Reference no: EM132274221
Problem - 24h take home portion
This problem must represent your own work. No collaboration or discussion with others is allowed. Other resources (class notes, homeworks, etc.) are allowed. Your submission must be received by 11:59p on Tuesday, April 2nd. You are to upload your files directly to the Gradescope website as two attachments: 1. A .tar.gz or .zip file containing a directory named after your uniqname that includes the code, 2. A PDF with the summary report of the results including figures and discussion.
A 2-D world is divided into a 100m x 100m grid (discretized in blocks of 1m2). There is a wall at the South end of the grid. The robot has a sensor that can measure the distance to the wall. The robot also has a sensor that can measure the distance to a beacon at (75, 75). Both these measurement models have a triangle probability density. The range of uncertainty is 10m for the wall sensor and 5m for the beacon sensor. The motion model also has a triangular uncertainty around the odometry obtained. This has a range of 15m.

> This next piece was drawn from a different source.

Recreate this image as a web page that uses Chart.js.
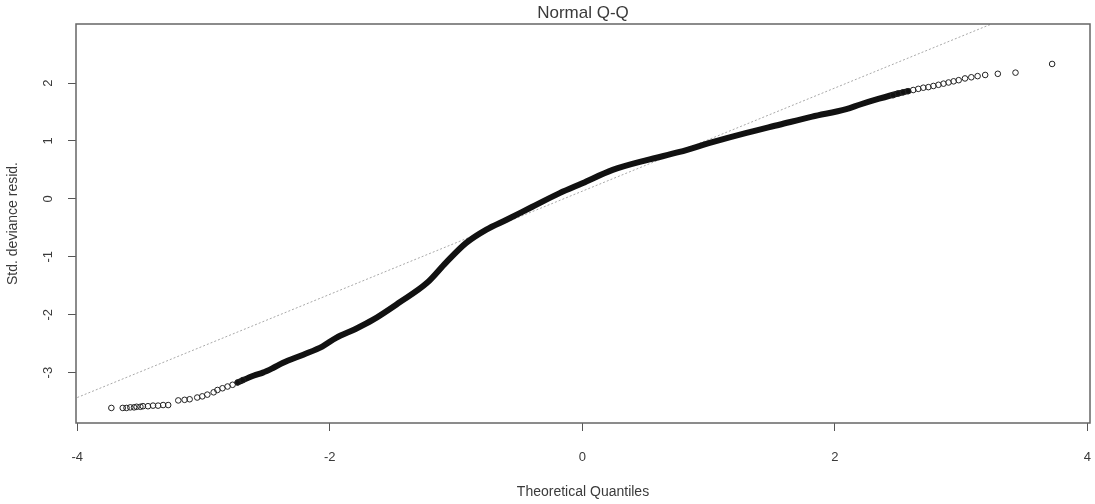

The initial position of the robot on the grid is unknown. The robot takes the following steps:
1. Move to the East for a distance of 30m.
2. Measure distance to the wall. Reading is 70m.
3. Move to the South for a distance of 10m.
4. Measure distance to the beacon. Reading is 30m.
Program the problem in MATLAB and plot the belief of robot distribution after each step. To plot the belief, you can plot a gray-scale image of 100m x 100m pixels.